● Exercise aim
Copy exactly the lines from the beginning of the data down to and including the line holding "width=0.18, saturation=1, ax=ax)", without any pictures.

● Provided information

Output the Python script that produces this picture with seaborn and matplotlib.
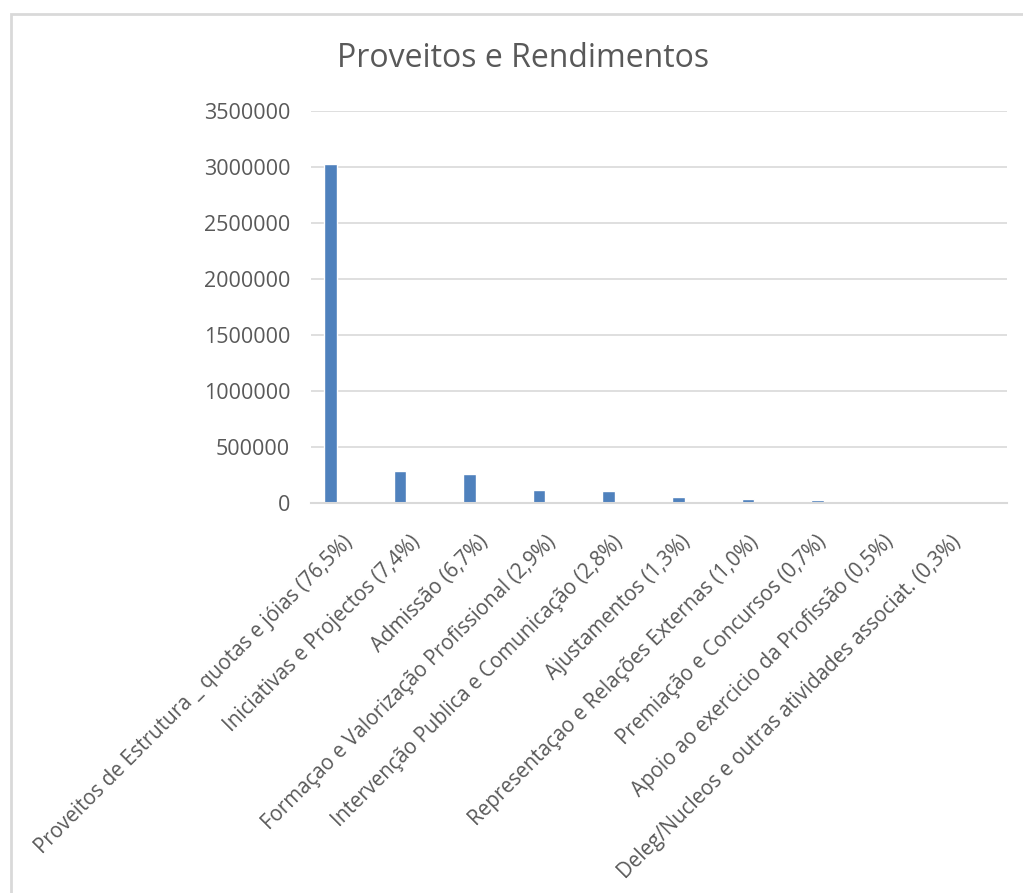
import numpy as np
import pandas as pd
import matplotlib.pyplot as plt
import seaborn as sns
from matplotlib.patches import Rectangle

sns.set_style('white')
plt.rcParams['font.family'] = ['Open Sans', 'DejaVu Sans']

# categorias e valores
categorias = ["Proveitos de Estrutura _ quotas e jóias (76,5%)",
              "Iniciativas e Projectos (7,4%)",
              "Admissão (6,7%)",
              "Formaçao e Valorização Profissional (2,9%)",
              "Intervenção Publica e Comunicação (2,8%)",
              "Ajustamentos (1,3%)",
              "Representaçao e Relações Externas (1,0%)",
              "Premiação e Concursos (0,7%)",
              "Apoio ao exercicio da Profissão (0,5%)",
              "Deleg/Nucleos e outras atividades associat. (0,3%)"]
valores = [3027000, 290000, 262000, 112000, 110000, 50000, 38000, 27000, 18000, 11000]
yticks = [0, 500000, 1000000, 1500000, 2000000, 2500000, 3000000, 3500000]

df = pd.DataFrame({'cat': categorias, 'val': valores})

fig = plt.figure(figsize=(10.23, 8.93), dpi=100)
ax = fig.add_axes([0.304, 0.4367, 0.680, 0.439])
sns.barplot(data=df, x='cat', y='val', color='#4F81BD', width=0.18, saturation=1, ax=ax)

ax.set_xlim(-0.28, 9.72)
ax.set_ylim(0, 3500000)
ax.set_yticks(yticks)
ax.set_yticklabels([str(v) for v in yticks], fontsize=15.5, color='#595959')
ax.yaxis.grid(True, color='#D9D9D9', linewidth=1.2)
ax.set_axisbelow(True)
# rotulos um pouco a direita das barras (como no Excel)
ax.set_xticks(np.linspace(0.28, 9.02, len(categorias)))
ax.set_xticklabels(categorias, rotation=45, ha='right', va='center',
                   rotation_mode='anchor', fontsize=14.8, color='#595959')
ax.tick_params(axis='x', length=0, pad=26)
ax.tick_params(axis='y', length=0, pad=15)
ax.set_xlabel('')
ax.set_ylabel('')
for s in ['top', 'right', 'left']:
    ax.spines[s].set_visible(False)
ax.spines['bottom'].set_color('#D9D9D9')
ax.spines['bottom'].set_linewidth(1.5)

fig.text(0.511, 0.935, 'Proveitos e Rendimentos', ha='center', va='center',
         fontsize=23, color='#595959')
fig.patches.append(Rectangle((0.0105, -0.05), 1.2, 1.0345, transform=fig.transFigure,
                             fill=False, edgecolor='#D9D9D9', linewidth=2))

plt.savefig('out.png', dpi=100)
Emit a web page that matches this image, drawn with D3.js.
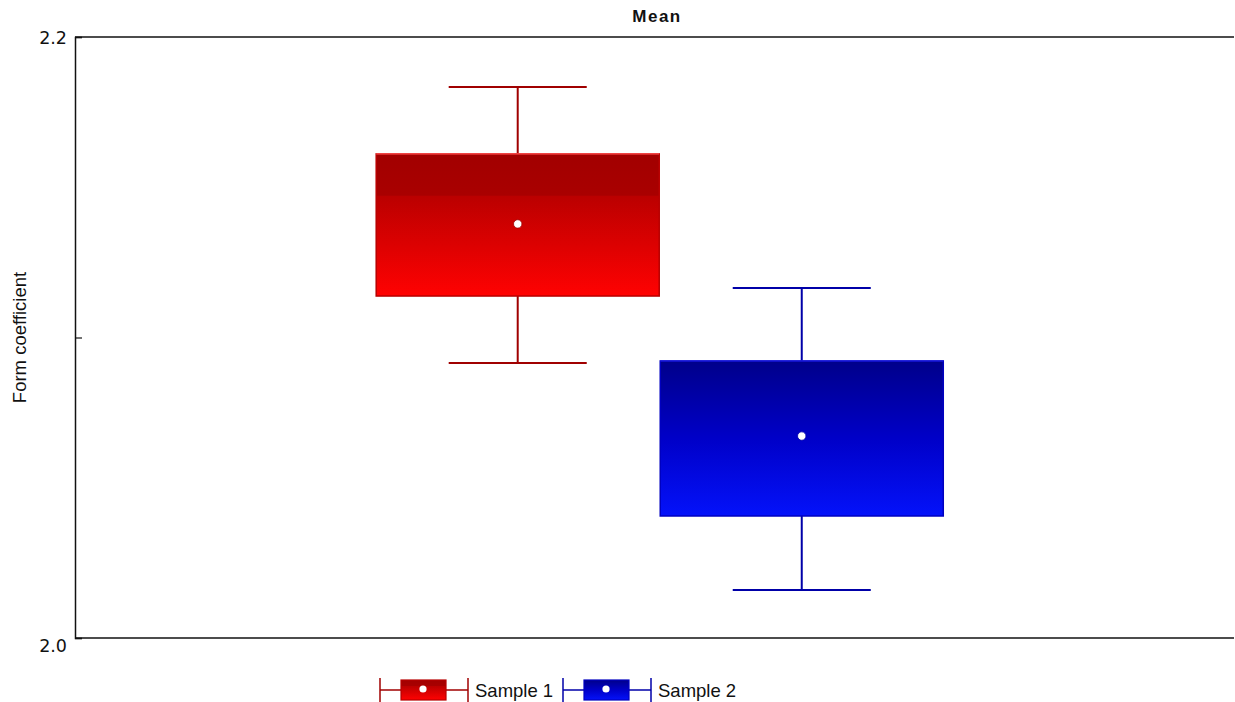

● Reply
Output the Python script that produces this picture with seaborn and matplotlib.
import numpy as np
import pandas as pd
import matplotlib.pyplot as plt
import seaborn as sns
from matplotlib.patches import Rectangle

sns.set_style('white')
plt.rcParams['font.family'] = ['Open Sans', 'DejaVu Sans']

# categorias e valores
categorias = ["Proveitos de Estrutura _ quotas e jóias (76,5%)",
              "Iniciativas e Projectos (7,4%)",
              "Admissão (6,7%)",
              "Formaçao e Valorização Profissional (2,9%)",
              "Intervenção Publica e Comunicação (2,8%)",
              "Ajustamentos (1,3%)",
              "Representaçao e Relações Externas (1,0%)",
              "Premiação e Concursos (0,7%)",
              "Apoio ao exercicio da Profissão (0,5%)",
              "Deleg/Nucleos e outras atividades associat. (0,3%)"]
valores = [3027000, 290000, 262000, 112000, 110000, 50000, 38000, 27000, 18000, 11000]
yticks = [0, 500000, 1000000, 1500000, 2000000, 2500000, 3000000, 3500000]

df = pd.DataFrame({'cat': categorias, 'val': valores})

fig = plt.figure(figsize=(10.23, 8.93), dpi=100)
ax = fig.add_axes([0.304, 0.4367, 0.680, 0.439])
sns.barplot(data=df, x='cat', y='val', color='#4F81BD', width=0.18, saturation=1, ax=ax)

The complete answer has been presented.